CONCEPT Cited by 1 source
Confidence-tiered routing¶
Definition¶
Confidence-tiered routing is the discipline of slicing AI decision confidence into three (or more) bands, each with a distinct downstream treatment, rather than a single approve-vs-escalate threshold. Canonical shape, disclosed verbatim in the IBM + AWS KYC architecture:
| Confidence | Treatment |
|---|---|
| > 95 % | Automatic approval |
| 75 % – 95 % | Additional verification (more sub-agent calls, richer tool invocations) |
| < 75 % | Human review with comprehensive context |
(Source: sources/2026-04-23-aws-modernizing-kyc-with-aws-serverless-solutions-and-agentic-ai.)
Why three tiers, not two¶
A binary approve / escalate-to-human gate has two failure modes:
- Too-aggressive auto-approve lets medium-confidence cases through without either second-look verification or human judgment. Bad in regulated domains.

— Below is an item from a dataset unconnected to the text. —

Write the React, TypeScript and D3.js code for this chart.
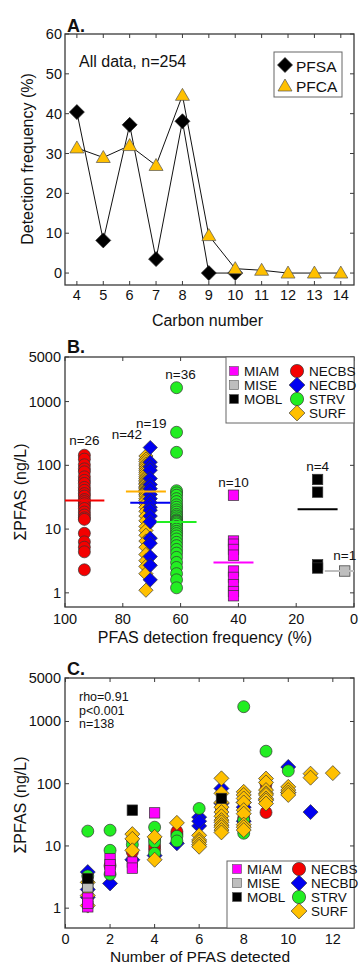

- Too-conservative escalation dumps borderline cases onto human reviewers who then spend most of their time on medium- quality decisions, diluting the compliance-specialist's attention budget and missing the truly hard cases.
The middle tier — "additional verification" — is the mechanism that keeps the medium-confidence band out of the human-review queue while refusing to ship them through un-validated. Practically, that means:
- Running a second specialised sub-agent the Supervisor initially skipped (e.g. the Fraud Detection sub-agent adds a behavioural- similarity check for a case the Document Analysis sub-agent flagged as borderline).
- Fetching additional Knowledge Base evidence with jurisdiction- specific context.
- Re-running the Identity Verification sub-agent against additional vendor APIs.
All still within the sub-5-minute budget because the additional verification itself runs parallel / async on AgentCore.
Relationship to existing patterns¶
Confidence-tiered routing is the concept that both patterns/confidence-thresholded-ai-output and patterns/low-confidence-to-human-review operationalise:
- Confidence-thresholded-AI-output is the binary case of this concept — silence-when-unsure, single threshold.
- Low-confidence-to-human-review also two-tier — routing only the bottom band to humans.
- Confidence-tiered routing generalises to N bands with N distinct downstream treatments, of which human review is one.
The 3-tier KYC split is the richest disclosed version on the wiki. Meta's RCA-system uses a 2-tier version (patterns/confidence-thresholded-ai-output); Instacart's catalog extraction uses a 2-tier version (patterns/low-confidence-to-human-review).
Design hazards¶
- Threshold calibration is ongoing. Thresholds are product policy, not model output — they have to be tuned against labelled ground-truth and the business cost of false-accept vs false-reject. Meta's confidence-thresholded-output post is explicit about this; the KYC post just asserts 95/75 without discussing calibration.
- Band drift. If the foundation model behind the sub-agent is upgraded, the meaning of its confidence score changes. Threshold-based routing becomes fragile if it's not re-validated on model rev.
- Context payload grows with band. The lower the confidence band, the more context the downstream consumer (another sub- agent, a human reviewer) needs — "comprehensive context" in the human-review case isn't free. That context packing is what systems/agentcore-memory is for in the KYC architecture.
Caveats¶
- No disclosure of threshold source. The KYC post asserts the
95 / 75–95 / <75 split as a design choice, with no stated calibration corpus, no per-jurisdiction breakdown, and no before/after regulatory-outcome data. Treat the numbers as reference-architecture rather than tuned production values.
- Confidence is composed, not atomic. In a five-sub-agent system, each sub-agent emits its own confidence; the Supervisor has to roll these up. The post doesn't disclose the composition rule (min? weighted average? lowest sub-agent wins?).
Seen in¶
- sources/2026-04-23-aws-modernizing-kyc-with-aws-serverless-solutions-and-agentic-ai — canonical >95 / 75-95 / <75 three-band disclosure.